** begin RECORDS **

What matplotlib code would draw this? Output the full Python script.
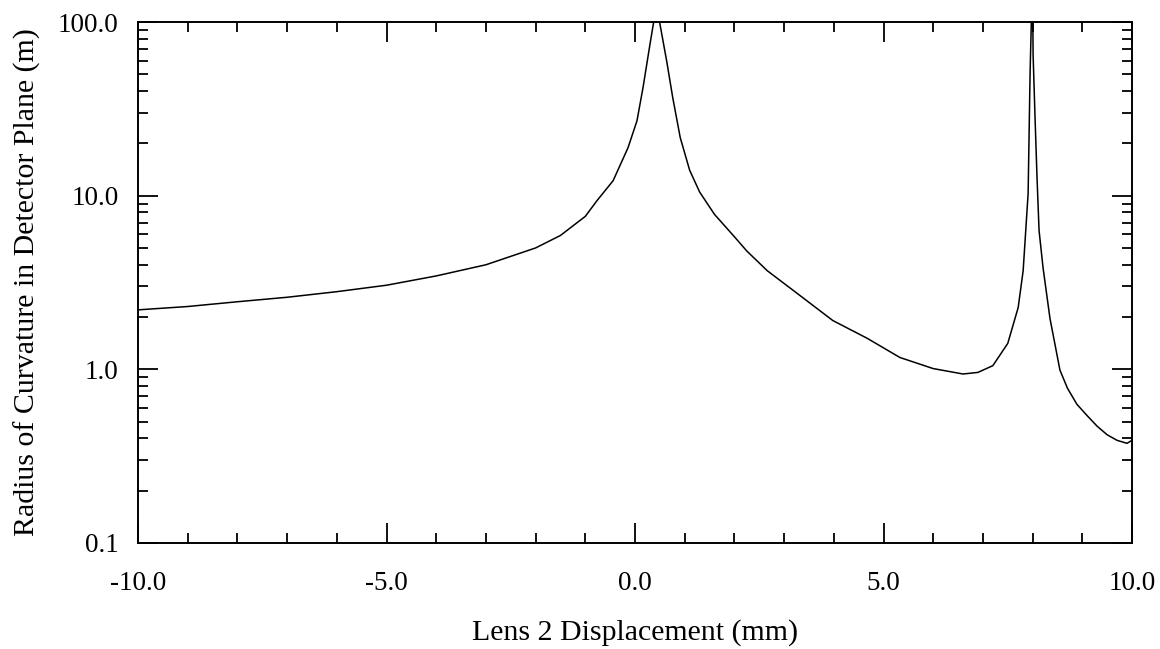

** end RECORDS **
** begin RECORDS **

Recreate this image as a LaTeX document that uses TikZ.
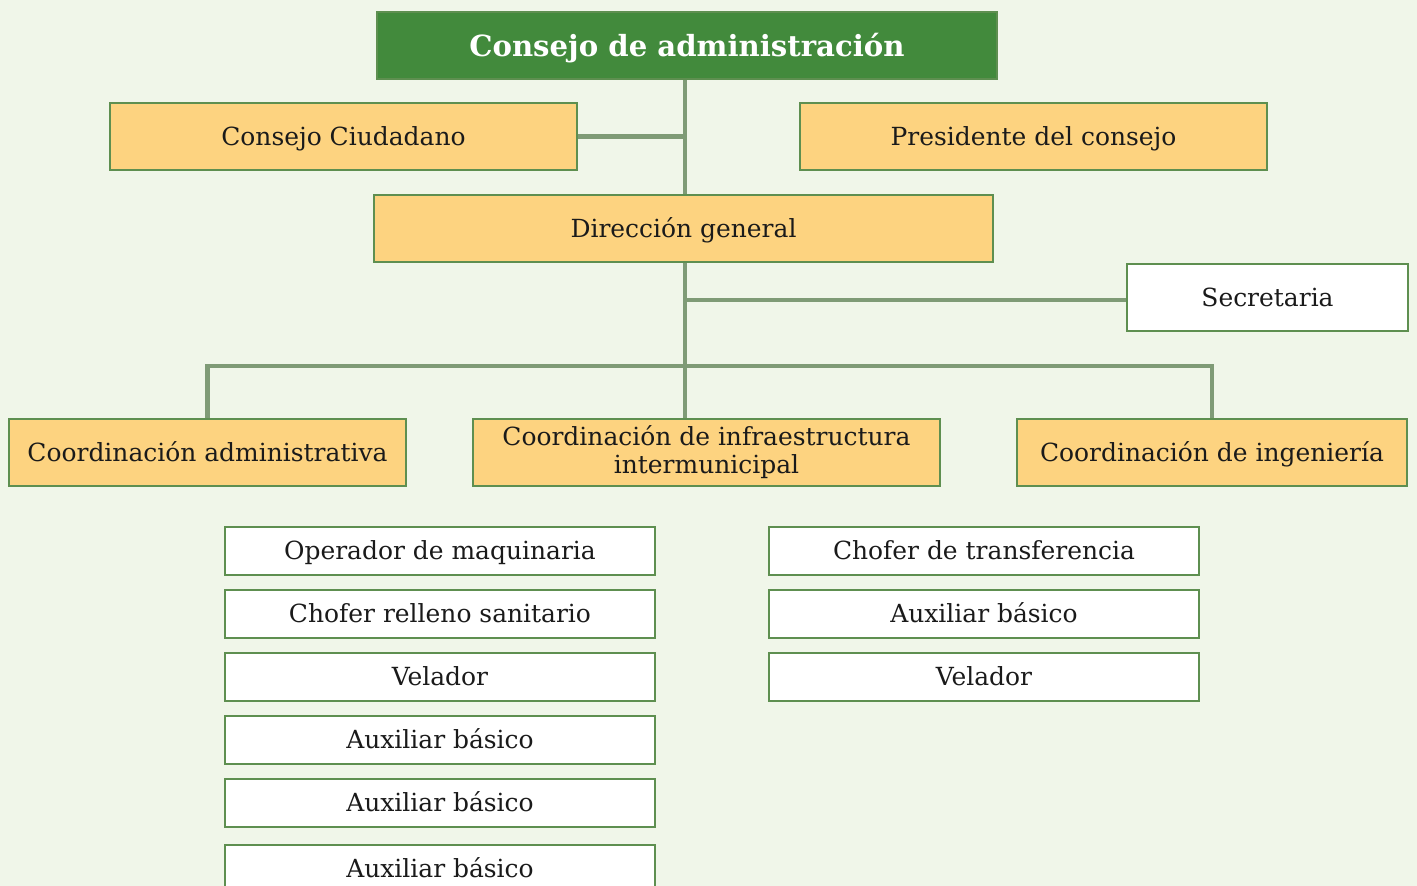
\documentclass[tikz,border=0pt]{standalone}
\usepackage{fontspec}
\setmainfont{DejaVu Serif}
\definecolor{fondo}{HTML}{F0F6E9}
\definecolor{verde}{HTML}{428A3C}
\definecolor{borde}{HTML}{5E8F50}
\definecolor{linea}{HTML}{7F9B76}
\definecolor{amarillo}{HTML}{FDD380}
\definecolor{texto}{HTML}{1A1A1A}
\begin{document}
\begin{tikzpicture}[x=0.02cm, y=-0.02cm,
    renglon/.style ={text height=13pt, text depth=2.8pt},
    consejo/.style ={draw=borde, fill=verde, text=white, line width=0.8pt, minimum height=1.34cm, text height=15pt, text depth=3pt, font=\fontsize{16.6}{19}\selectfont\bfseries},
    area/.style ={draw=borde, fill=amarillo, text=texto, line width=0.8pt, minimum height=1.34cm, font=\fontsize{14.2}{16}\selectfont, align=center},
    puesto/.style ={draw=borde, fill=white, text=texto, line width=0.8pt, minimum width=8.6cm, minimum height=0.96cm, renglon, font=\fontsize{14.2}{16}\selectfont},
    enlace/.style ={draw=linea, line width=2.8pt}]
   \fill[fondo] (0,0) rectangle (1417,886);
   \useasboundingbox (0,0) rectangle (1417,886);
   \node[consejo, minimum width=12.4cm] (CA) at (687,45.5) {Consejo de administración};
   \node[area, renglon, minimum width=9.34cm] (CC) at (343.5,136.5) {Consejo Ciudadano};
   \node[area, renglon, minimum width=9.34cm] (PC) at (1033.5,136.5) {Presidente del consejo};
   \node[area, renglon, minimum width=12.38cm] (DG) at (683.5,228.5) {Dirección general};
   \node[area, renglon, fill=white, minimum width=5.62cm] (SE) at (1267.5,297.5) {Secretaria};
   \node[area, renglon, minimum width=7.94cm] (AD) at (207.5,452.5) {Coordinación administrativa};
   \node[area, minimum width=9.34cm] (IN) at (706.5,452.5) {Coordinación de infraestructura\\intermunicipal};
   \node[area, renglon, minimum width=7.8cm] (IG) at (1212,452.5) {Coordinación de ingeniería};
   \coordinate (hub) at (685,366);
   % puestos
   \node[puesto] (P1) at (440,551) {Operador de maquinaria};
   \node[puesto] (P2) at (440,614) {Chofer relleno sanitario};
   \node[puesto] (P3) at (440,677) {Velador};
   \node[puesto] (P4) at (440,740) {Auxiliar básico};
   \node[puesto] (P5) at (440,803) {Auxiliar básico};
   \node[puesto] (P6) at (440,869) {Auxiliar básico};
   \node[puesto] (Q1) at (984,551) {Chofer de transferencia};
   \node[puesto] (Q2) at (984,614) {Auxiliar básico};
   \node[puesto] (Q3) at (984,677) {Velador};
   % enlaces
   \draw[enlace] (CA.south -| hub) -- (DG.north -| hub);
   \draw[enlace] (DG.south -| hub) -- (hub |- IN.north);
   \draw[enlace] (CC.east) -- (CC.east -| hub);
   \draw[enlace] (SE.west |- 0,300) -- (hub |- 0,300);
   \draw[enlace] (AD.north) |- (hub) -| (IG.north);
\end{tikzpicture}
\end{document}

** end RECORDS **

## [WHAT IS BEING ASKED]
Find the lines holding "this" and list every one.

## [THE RESPONSE]
What matplotlib code would draw this? Output the full Python script.
Recreate this image as a LaTeX document that uses TikZ.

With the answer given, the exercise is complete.